◆ EXERCISE PROMPT
Work through the following lines and count those that hold the word "this". Reply with that number only.

◆ RECORDS SHOWN

-*-*-

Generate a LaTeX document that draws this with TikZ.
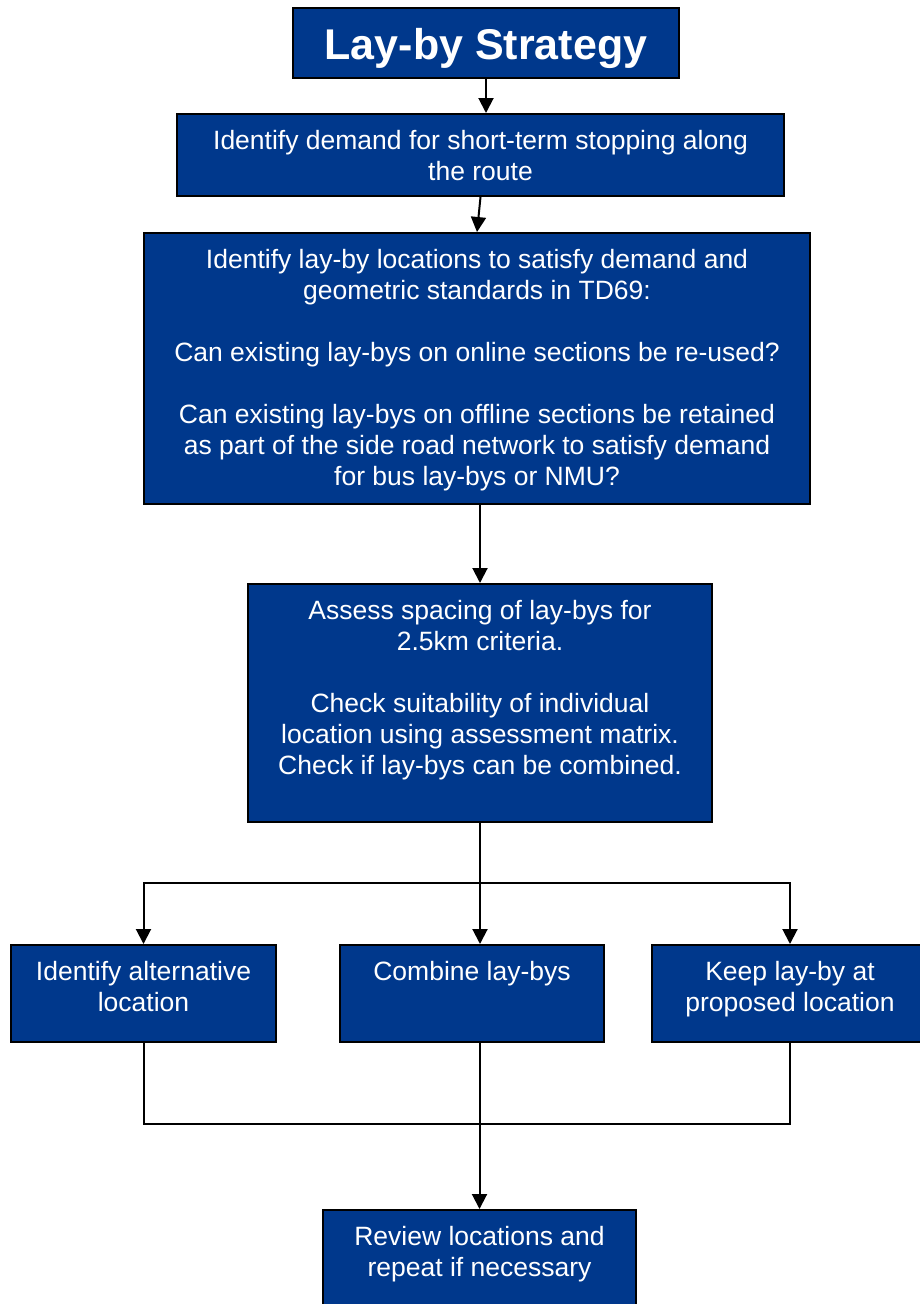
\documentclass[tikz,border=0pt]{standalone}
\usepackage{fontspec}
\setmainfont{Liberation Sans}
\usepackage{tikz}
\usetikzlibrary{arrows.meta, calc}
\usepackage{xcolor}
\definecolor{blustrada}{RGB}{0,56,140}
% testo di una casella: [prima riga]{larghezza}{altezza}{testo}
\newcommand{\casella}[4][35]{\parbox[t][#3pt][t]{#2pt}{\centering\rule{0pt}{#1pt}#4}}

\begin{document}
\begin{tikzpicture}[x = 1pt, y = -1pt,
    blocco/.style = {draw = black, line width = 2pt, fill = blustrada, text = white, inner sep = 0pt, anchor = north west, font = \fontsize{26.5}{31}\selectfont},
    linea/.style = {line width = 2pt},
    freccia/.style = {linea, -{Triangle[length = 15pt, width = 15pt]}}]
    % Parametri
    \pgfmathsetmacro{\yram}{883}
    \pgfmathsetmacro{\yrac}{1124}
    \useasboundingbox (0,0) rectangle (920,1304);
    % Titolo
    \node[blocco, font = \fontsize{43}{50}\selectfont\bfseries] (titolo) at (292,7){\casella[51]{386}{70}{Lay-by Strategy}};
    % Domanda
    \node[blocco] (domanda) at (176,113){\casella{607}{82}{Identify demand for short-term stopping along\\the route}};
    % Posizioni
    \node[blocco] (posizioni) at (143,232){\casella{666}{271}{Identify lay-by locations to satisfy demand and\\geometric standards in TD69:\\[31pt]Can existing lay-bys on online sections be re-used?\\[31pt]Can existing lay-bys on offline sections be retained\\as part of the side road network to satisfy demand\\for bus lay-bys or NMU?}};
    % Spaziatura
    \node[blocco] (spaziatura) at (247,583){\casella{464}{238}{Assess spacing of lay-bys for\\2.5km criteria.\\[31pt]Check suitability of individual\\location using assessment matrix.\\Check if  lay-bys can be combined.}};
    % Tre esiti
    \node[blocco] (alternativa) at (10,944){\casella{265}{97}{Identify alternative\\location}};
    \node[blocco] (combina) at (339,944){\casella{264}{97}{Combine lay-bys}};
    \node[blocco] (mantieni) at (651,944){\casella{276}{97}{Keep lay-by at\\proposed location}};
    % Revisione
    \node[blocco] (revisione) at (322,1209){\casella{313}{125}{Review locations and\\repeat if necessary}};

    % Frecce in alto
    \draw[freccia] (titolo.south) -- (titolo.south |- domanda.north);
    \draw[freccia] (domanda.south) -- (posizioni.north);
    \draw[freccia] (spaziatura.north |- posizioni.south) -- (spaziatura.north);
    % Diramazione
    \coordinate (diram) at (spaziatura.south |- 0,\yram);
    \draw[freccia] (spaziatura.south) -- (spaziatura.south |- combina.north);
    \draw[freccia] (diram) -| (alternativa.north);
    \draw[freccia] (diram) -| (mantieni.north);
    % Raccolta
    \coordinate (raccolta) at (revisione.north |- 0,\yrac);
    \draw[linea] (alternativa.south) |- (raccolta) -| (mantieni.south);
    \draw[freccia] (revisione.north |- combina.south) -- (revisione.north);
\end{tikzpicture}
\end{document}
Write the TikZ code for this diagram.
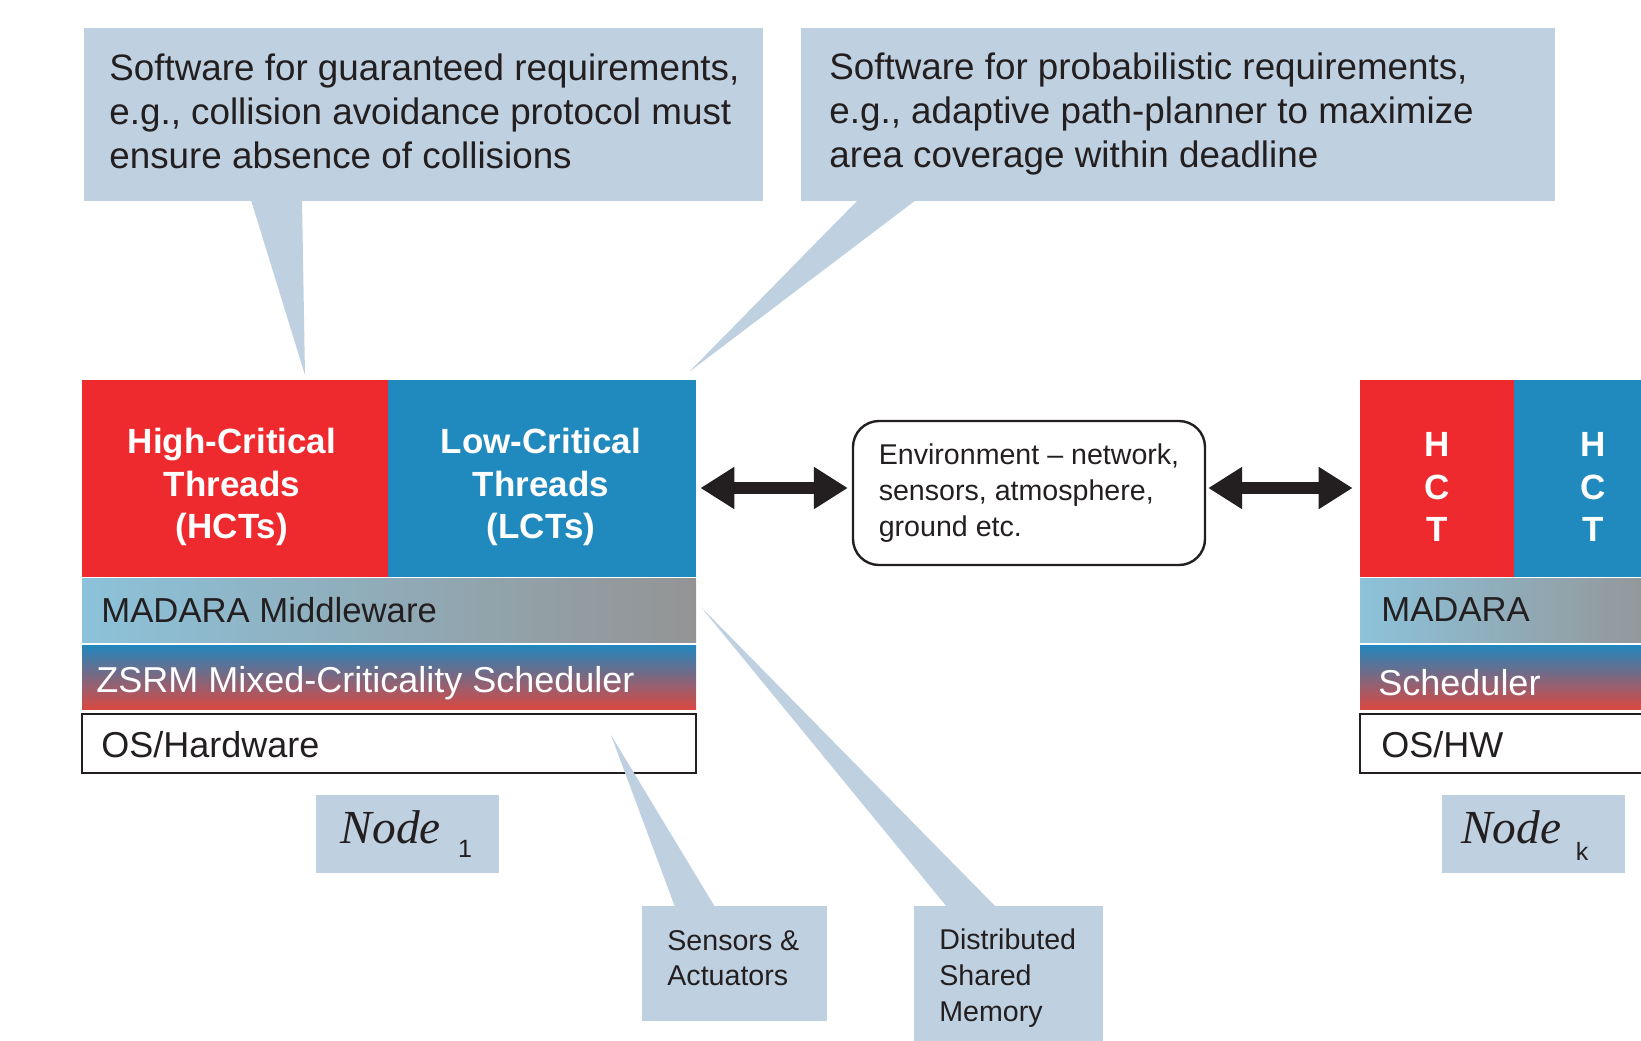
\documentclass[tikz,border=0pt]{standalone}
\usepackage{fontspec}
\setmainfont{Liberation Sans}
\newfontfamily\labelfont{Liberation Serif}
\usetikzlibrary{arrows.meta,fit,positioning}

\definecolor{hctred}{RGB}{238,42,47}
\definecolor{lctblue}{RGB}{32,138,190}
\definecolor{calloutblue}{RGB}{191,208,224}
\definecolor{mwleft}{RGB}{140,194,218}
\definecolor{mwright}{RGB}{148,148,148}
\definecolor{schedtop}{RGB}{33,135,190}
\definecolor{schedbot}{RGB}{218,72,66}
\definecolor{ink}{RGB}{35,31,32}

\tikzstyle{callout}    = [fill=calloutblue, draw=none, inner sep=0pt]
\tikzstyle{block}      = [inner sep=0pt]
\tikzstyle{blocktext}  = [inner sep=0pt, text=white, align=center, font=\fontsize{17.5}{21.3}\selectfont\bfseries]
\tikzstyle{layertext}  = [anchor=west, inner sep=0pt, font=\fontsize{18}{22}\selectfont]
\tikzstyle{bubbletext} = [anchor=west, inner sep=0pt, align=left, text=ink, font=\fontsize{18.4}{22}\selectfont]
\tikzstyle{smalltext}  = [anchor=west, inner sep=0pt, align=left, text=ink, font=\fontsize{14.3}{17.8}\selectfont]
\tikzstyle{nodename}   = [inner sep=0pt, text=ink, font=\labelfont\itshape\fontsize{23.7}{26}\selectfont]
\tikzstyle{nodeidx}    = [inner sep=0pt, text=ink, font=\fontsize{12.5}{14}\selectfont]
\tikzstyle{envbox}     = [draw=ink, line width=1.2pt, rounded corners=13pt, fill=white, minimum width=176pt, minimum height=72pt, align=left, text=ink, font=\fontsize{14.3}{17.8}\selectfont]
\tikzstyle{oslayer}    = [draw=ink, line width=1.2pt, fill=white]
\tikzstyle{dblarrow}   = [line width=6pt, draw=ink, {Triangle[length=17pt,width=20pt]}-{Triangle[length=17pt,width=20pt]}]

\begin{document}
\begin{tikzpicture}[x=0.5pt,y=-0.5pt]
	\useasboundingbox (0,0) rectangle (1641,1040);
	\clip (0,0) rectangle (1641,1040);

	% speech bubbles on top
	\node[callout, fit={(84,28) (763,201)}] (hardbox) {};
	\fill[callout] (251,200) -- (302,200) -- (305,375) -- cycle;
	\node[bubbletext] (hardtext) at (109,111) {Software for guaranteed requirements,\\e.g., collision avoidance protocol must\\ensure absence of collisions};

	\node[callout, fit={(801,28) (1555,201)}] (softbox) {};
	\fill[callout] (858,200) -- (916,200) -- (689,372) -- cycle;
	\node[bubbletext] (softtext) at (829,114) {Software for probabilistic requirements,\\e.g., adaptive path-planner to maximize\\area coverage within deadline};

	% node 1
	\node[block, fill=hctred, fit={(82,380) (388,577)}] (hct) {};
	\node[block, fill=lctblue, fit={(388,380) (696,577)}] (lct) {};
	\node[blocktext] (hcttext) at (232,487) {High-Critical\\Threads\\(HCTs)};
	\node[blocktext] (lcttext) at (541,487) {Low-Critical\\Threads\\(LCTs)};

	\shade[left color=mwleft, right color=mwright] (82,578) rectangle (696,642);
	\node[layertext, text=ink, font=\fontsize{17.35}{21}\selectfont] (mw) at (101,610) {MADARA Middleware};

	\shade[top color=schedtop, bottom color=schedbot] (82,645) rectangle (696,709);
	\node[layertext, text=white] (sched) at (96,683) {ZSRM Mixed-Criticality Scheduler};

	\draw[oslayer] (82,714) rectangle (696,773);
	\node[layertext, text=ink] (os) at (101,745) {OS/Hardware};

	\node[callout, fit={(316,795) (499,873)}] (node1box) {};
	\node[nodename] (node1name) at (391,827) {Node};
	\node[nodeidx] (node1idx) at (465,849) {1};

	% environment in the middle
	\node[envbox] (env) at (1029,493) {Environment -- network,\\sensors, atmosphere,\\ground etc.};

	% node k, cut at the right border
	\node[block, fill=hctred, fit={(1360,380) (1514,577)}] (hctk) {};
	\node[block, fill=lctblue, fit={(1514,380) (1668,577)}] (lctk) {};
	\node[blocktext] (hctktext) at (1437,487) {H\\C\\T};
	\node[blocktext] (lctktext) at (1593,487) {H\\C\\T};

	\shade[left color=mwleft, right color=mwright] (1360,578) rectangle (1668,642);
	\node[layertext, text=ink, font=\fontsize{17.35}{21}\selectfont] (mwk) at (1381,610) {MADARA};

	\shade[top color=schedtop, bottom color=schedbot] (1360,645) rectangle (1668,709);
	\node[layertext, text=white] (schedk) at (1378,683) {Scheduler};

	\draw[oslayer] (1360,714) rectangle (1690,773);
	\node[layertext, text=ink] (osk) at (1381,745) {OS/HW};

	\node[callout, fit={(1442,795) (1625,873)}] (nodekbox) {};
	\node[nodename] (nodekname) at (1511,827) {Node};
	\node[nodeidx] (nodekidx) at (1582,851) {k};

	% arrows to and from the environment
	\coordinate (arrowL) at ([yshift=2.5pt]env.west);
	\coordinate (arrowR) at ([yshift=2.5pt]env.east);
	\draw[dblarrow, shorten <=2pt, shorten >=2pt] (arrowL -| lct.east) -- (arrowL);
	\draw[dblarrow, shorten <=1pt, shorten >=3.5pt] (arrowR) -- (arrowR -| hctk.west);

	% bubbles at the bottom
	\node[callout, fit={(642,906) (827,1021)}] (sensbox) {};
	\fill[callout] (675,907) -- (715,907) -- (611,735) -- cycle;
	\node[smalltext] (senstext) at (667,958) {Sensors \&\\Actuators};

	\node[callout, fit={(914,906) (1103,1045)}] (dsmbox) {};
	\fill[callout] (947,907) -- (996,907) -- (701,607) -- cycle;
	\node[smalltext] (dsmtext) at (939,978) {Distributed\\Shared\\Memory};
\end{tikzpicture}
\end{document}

-*-*-

◆ WRITTEN REPLY
2